Look for the string "matplotlib" in the lines and copy each line that has it.

GIVEN DATA →
◆ ◆ ◆ ◆ ◆

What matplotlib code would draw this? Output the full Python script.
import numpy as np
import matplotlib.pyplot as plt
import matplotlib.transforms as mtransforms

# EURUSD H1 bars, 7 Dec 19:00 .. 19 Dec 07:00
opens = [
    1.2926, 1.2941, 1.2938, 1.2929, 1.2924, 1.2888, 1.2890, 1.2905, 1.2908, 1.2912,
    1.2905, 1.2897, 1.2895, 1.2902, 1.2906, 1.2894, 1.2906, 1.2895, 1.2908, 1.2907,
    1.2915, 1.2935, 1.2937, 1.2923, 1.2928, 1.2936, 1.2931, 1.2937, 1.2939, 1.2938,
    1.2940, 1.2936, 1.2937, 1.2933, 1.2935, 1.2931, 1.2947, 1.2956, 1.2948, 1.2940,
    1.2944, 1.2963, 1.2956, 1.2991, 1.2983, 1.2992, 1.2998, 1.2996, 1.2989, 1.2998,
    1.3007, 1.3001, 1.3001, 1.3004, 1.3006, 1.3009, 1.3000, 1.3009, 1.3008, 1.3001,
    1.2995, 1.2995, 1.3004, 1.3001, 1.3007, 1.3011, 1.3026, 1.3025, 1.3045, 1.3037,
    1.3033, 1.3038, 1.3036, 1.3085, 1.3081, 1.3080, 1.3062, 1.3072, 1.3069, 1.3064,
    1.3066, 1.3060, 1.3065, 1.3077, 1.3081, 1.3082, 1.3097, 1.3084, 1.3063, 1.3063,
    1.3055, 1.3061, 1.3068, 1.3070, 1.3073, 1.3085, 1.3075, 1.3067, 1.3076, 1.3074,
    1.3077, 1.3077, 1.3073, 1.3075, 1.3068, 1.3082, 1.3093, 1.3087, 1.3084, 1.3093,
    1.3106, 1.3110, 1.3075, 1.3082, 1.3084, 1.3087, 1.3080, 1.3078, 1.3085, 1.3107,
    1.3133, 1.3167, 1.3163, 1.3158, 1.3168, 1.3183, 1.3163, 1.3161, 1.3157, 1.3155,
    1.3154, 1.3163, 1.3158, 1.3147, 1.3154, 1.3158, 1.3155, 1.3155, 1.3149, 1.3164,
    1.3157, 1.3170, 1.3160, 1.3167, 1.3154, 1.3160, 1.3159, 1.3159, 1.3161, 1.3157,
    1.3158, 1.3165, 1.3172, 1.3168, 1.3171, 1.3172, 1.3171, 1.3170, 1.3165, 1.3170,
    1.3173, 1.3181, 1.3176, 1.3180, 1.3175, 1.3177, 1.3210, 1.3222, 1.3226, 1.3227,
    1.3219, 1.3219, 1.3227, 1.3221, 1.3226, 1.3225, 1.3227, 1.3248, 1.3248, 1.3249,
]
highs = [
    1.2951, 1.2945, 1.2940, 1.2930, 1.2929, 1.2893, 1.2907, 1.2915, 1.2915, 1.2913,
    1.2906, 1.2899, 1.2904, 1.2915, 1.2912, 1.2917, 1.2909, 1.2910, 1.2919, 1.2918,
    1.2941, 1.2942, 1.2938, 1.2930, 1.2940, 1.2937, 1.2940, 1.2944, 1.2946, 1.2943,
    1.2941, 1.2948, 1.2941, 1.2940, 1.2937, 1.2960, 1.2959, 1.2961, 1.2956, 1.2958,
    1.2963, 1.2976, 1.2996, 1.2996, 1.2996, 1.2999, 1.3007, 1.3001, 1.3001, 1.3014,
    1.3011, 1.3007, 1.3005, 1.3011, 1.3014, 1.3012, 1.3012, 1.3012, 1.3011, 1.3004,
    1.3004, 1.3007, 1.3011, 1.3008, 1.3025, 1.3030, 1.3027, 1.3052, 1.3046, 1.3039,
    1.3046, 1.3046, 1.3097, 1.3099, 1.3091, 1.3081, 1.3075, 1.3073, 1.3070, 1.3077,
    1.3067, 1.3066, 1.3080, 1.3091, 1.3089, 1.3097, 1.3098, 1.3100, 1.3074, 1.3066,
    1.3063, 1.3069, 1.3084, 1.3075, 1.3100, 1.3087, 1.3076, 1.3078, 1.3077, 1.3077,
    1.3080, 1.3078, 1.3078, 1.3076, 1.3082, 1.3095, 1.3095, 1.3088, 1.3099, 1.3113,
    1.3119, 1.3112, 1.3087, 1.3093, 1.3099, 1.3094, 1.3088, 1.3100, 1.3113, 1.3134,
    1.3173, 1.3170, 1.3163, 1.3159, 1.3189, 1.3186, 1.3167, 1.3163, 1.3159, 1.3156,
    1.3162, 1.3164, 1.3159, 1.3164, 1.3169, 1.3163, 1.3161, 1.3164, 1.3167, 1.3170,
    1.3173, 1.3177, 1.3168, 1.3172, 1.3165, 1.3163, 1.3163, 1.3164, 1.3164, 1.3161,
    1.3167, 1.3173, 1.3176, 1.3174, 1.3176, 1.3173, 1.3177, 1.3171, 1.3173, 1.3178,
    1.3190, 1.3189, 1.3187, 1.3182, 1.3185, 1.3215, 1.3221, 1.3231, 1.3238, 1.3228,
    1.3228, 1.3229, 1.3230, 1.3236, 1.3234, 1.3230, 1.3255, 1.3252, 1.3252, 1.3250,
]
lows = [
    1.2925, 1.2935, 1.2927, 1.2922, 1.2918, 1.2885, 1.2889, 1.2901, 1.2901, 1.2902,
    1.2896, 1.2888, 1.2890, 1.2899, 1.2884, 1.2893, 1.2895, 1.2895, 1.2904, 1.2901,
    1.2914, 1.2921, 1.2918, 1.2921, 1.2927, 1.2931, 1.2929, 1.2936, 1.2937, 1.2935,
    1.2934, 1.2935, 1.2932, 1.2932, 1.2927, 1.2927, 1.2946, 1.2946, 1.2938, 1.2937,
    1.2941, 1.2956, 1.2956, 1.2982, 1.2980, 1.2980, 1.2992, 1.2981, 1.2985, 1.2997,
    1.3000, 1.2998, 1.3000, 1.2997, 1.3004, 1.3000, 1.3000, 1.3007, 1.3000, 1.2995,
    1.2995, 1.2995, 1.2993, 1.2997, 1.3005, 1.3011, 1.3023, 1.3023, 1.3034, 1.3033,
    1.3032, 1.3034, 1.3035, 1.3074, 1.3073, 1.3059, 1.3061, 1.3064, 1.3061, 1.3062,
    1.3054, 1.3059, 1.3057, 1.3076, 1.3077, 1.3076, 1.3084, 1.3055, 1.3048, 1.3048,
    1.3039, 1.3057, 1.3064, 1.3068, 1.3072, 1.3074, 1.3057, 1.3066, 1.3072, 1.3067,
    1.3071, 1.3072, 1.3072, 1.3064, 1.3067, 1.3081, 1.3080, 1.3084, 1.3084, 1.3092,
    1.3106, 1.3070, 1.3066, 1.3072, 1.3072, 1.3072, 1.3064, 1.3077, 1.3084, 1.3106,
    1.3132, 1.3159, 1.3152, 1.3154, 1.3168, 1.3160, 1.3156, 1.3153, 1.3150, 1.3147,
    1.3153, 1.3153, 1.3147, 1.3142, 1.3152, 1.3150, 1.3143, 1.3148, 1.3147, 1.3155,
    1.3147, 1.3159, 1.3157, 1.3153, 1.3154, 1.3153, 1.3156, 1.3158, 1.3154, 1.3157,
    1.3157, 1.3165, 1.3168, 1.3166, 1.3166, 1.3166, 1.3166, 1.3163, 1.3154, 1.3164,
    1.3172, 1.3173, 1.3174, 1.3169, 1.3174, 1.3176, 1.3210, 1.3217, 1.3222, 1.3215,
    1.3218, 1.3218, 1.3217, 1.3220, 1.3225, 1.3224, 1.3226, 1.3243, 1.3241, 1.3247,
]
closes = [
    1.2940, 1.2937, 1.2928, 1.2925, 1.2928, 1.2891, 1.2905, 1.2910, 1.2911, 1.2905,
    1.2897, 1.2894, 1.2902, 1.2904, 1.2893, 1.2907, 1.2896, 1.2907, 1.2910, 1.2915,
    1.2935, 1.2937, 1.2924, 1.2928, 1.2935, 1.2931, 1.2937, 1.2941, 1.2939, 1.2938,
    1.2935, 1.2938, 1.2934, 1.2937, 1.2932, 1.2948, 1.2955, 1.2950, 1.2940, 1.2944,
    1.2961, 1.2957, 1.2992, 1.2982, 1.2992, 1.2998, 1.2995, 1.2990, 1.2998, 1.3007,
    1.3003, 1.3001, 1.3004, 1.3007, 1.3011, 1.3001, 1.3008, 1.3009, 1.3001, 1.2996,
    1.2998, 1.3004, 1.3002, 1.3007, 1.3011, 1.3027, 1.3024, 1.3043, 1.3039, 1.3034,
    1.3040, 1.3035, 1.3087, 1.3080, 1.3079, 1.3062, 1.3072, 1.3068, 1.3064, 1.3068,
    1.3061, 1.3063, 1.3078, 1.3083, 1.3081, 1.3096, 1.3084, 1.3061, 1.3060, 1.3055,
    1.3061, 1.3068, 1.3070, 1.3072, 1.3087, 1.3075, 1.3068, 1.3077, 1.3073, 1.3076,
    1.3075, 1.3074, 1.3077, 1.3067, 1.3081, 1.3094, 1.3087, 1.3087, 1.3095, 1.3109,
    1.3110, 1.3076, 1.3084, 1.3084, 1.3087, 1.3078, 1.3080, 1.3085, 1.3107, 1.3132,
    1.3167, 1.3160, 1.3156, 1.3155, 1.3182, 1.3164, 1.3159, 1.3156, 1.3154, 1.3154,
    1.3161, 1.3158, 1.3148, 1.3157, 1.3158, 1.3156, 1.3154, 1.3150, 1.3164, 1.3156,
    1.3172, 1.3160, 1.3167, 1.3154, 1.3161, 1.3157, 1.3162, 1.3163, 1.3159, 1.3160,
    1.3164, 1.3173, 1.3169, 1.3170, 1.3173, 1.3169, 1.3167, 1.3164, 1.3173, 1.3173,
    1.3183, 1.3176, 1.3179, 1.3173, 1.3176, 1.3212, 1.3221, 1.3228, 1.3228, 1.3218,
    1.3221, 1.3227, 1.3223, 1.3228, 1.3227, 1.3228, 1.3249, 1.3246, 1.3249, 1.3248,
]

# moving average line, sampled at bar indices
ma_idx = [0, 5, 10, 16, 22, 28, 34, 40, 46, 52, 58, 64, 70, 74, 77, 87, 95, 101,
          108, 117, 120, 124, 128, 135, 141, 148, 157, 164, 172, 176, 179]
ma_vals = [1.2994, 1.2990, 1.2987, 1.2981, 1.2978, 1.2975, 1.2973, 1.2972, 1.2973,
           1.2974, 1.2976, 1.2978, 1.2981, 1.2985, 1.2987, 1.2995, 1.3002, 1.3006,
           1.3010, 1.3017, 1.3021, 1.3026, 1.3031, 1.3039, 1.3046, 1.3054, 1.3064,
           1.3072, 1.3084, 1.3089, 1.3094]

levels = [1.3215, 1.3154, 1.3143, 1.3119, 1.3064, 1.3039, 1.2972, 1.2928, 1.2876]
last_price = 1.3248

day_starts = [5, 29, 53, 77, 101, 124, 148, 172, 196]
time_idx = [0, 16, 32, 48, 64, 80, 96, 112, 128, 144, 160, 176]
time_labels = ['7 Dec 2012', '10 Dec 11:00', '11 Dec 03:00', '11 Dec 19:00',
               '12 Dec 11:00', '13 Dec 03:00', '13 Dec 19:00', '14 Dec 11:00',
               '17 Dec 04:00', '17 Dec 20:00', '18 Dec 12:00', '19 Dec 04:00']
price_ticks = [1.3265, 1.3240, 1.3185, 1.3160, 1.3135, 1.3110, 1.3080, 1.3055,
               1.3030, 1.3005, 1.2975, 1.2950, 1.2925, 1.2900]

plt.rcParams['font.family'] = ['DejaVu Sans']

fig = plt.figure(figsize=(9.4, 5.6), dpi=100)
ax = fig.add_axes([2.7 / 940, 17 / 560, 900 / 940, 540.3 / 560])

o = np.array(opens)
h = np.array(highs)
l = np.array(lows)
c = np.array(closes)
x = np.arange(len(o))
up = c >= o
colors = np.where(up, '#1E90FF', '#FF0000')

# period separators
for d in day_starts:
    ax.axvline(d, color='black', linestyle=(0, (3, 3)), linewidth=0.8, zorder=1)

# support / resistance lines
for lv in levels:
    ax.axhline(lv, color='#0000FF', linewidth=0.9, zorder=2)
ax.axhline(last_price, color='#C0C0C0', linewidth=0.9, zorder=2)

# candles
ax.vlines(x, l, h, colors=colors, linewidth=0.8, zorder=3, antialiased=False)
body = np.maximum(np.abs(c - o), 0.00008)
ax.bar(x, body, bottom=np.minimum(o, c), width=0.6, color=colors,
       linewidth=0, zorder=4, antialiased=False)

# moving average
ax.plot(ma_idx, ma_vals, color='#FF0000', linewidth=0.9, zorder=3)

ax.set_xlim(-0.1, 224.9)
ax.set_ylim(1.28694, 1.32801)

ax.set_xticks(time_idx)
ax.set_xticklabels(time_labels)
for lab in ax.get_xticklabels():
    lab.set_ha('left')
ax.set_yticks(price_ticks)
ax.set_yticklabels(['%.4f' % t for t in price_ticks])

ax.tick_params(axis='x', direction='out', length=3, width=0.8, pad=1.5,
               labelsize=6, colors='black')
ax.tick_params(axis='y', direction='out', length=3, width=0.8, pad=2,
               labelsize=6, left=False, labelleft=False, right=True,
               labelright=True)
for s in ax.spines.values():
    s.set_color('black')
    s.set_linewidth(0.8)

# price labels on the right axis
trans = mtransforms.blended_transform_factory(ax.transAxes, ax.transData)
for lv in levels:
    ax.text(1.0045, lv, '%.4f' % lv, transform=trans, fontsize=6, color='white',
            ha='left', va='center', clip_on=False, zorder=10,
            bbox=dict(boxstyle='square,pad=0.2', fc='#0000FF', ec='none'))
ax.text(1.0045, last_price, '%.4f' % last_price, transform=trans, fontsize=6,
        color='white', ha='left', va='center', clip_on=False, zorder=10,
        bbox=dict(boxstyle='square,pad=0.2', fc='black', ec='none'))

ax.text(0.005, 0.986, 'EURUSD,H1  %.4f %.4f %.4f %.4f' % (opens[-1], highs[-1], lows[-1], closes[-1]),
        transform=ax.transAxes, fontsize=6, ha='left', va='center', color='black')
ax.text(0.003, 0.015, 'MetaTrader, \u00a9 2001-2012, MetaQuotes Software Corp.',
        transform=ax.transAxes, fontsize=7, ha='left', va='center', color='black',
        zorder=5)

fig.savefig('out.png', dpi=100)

◆ ◆ ◆ ◆ ◆

ANSWER TO THE PROBLEM →
What matplotlib code would draw this? Output the full Python script.
import matplotlib.pyplot as plt
import matplotlib.transforms as mtransforms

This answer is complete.